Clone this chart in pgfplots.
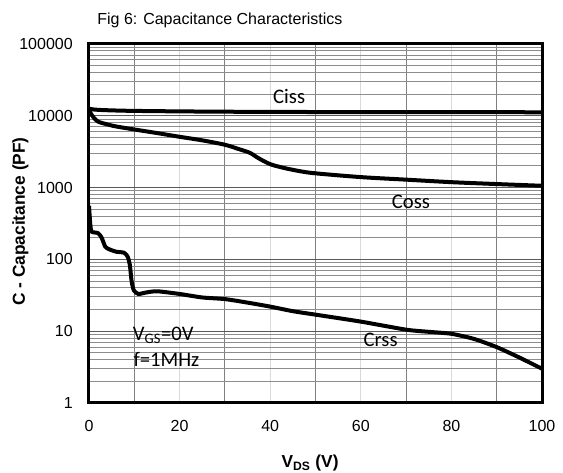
\documentclass[border=0pt]{standalone}
\usepackage{pgfplots}
\pgfplotsset{compat=1.18}
\usepackage{fontspec}
\setmainfont{Liberation Sans}
\newfontfamily\calib{Carlito}
\begin{document}
\begin{tikzpicture}
\begin{axis}[name=ax, scale only axis, width=339.75pt, height=269.25pt,
 ymode=log, xmin=0, xmax=100, ymin=1, ymax=100000,
 xtick={0,20,40,60,80,100}, xticklabels={0,20,40,60,80,100},
 minor xtick={10,30,50,70,90},
 ytick={1,10,100,1000,10000,100000}, yticklabels={1,10,100,1000,10000,100000},
 major tick length=0pt, minor tick length=0pt,
 grid=both,
 major x grid style={color=black!15, line width=0.75pt},
 minor x grid style={color=black!50, line width=0.75pt},
 major y grid style={color=black!65, line width=0.75pt},
 minor y grid style={color=black!45, line width=0.75pt},
 axis line style={line width=2.25pt},
 tick label style={font=\fontsize{12pt}{14pt}\selectfont, inner sep=0pt},
 yticklabel style={anchor=east, xshift=-12pt},
 xticklabel style={anchor=north, yshift=-12.75pt},
 /pgf/number format/assume math mode=true,
 clip=false,
]
% Ciss
\addplot[black, line width=3pt, smooth, tension=0.5] coordinates {
(0,12600) (2,12100) (10,11700) (30,11400) (60,11250) (100,11200)};
% Coss
\addplot[black, line width=3pt, smooth, tension=0.5] coordinates {
(0,12000) (0.5,10500) (1,9500) (2,8300) (4,7600) (6,7100) (10,6450) (15,5750)
(20,5100) (25,4550) (30,3950) (33,3450) (35.5,3050) (37.5,2550) (40,2120)
(43,1880) (46.6,1690) (50,1580) (60,1400) (70,1290) (80,1190) (90,1120) (100,1060)};
% Crss
\addplot[black, line width=3pt, smooth, tension=0.4] coordinates {
(0,560) (0.3,300) (0.6,243) (2,232) (2.8,200) (3.6,150) (4.5,138) (6,128)
(7.7,124) (8.5,110) (9,85) (9.4,50) (9.9,37) (10.9,33) (12.5,34.5) (15,36)
(20,33) (25,29.5) (30,28) (35,25) (40,22) (45,19) (50,17) (60,13.6) (70,10.5)
(75,9.8) (80,9.2) (85,7.8) (90,6) (95,4.3) (100,3)};
\node[anchor=base west, inner sep=0pt, font=\calib\fontsize{15.5pt}{18pt}\selectfont] at (axis cs:40.6,15070) {Ciss};
\node[anchor=base west, inner sep=0pt, font=\calib\fontsize{15.5pt}{18pt}\selectfont] at (axis cs:66.8,515) {Coss};
\node[anchor=base west, inner sep=0pt, font=\calib\fontsize{15.5pt}{18pt}\selectfont] at (axis cs:60.55,6.08) {Crss};
\node[anchor=base west, inner sep=0pt, font=\calib\fontsize{15.5pt}{18pt}\selectfont] at (axis cs:9.65,7.38) {V\textsubscript{GS}=0V};
\node[anchor=base west, inner sep=0pt, font=\calib\fontsize{15.5pt}{18pt}\selectfont] at (axis cs:9.78,3.27) {f=1MHz};
\node[anchor=base, inner sep=0pt, font=\fontsize{12pt}{14pt}\selectfont] at (axis cs:28.9,184000) {Fig 6: Capacitance Characteristics};
\node[anchor=base, rotate=90, inner sep=0pt, font=\bfseries\fontsize{13pt}{15pt}\selectfont] at (axis cs:-14.13,337) {C - Capacitance (PF)};
\node[anchor=base, inner sep=0pt, font=\bfseries\fontsize{13pt}{15pt}\selectfont] at (axis cs:48.8,0.1256) {V\textsubscript{DS} (V)};
\end{axis}
\pgfresetboundingbox
\path[use as bounding box] ([xshift=-66.75pt,yshift=-52.5pt]ax.south west) rectangle ([xshift=15.75pt,yshift=33pt]ax.north east);
\end{tikzpicture}
\end{document}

.....

• **Required task**
Omit the pictures and give the material again, exactly and in full.

• **The result**
Clone this chart in pgfplots.
\documentclass[border=0pt]{standalone}
\usepackage{pgfplots}
\pgfplotsset{compat=1.18}
\usepackage{fontspec}
\setmainfont{Liberation Sans}
\newfontfamily\calib{Carlito}
\begin{document}
\begin{tikzpicture}
\begin{axis}[name=ax, scale only axis, width=339.75pt, height=269.25pt,
 ymode=log, xmin=0, xmax=100, ymin=1, ymax=100000,
 xtick={0,20,40,60,80,100}, xticklabels={0,20,40,60,80,100},
 minor xtick={10,30,50,70,90},
 ytick={1,10,100,1000,10000,100000}, yticklabels={1,10,100,1000,10000,100000},
 major tick length=0pt, minor tick length=0pt,
 grid=both,
 major x grid style={color=black!15, line width=0.75pt},
 minor x grid style={color=black!50, line width=0.75pt},
 major y grid style={color=black!65, line width=0.75pt},
 minor y grid style={color=black!45, line width=0.75pt},
 axis line style={line width=2.25pt},
 tick label style={font=\fontsize{12pt}{14pt}\selectfont, inner sep=0pt},
 yticklabel style={anchor=east, xshift=-12pt},
 xticklabel style={anchor=north, yshift=-12.75pt},
 /pgf/number format/assume math mode=true,
 clip=false,
]
% Ciss
\addplot[black, line width=3pt, smooth, tension=0.5] coordinates {
(0,12600) (2,12100) (10,11700) (30,11400) (60,11250) (100,11200)};
% Coss
\addplot[black, line width=3pt, smooth, tension=0.5] coordinates {
(0,12000) (0.5,10500) (1,9500) (2,8300) (4,7600) (6,7100) (10,6450) (15,5750)
(20,5100) (25,4550) (30,3950) (33,3450) (35.5,3050) (37.5,2550) (40,2120)
(43,1880) (46.6,1690) (50,1580) (60,1400) (70,1290) (80,1190) (90,1120) (100,1060)};
% Crss
\addplot[black, line width=3pt, smooth, tension=0.4] coordinates {
(0,560) (0.3,300) (0.6,243) (2,232) (2.8,200) (3.6,150) (4.5,138) (6,128)
(7.7,124) (8.5,110) (9,85) (9.4,50) (9.9,37) (10.9,33) (12.5,34.5) (15,36)
(20,33) (25,29.5) (30,28) (35,25) (40,22) (45,19) (50,17) (60,13.6) (70,10.5)
(75,9.8) (80,9.2) (85,7.8) (90,6) (95,4.3) (100,3)};
\node[anchor=base west, inner sep=0pt, font=\calib\fontsize{15.5pt}{18pt}\selectfont] at (axis cs:40.6,15070) {Ciss};
\node[anchor=base west, inner sep=0pt, font=\calib\fontsize{15.5pt}{18pt}\selectfont] at (axis cs:66.8,515) {Coss};
\node[anchor=base west, inner sep=0pt, font=\calib\fontsize{15.5pt}{18pt}\selectfont] at (axis cs:60.55,6.08) {Crss};
\node[anchor=base west, inner sep=0pt, font=\calib\fontsize{15.5pt}{18pt}\selectfont] at (axis cs:9.65,7.38) {V\textsubscript{GS}=0V};
\node[anchor=base west, inner sep=0pt, font=\calib\fontsize{15.5pt}{18pt}\selectfont] at (axis cs:9.78,3.27) {f=1MHz};
\node[anchor=base, inner sep=0pt, font=\fontsize{12pt}{14pt}\selectfont] at (axis cs:28.9,184000) {Fig 6: Capacitance Characteristics};
\node[anchor=base, rotate=90, inner sep=0pt, font=\bfseries\fontsize{13pt}{15pt}\selectfont] at (axis cs:-14.13,337) {C - Capacitance (PF)};
\node[anchor=base, inner sep=0pt, font=\bfseries\fontsize{13pt}{15pt}\selectfont] at (axis cs:48.8,0.1256) {V\textsubscript{DS} (V)};
\end{axis}
\pgfresetboundingbox
\path[use as bounding box] ([xshift=-66.75pt,yshift=-52.5pt]ax.south west) rectangle ([xshift=15.75pt,yshift=33pt]ax.north east);
\end{tikzpicture}
\end{document}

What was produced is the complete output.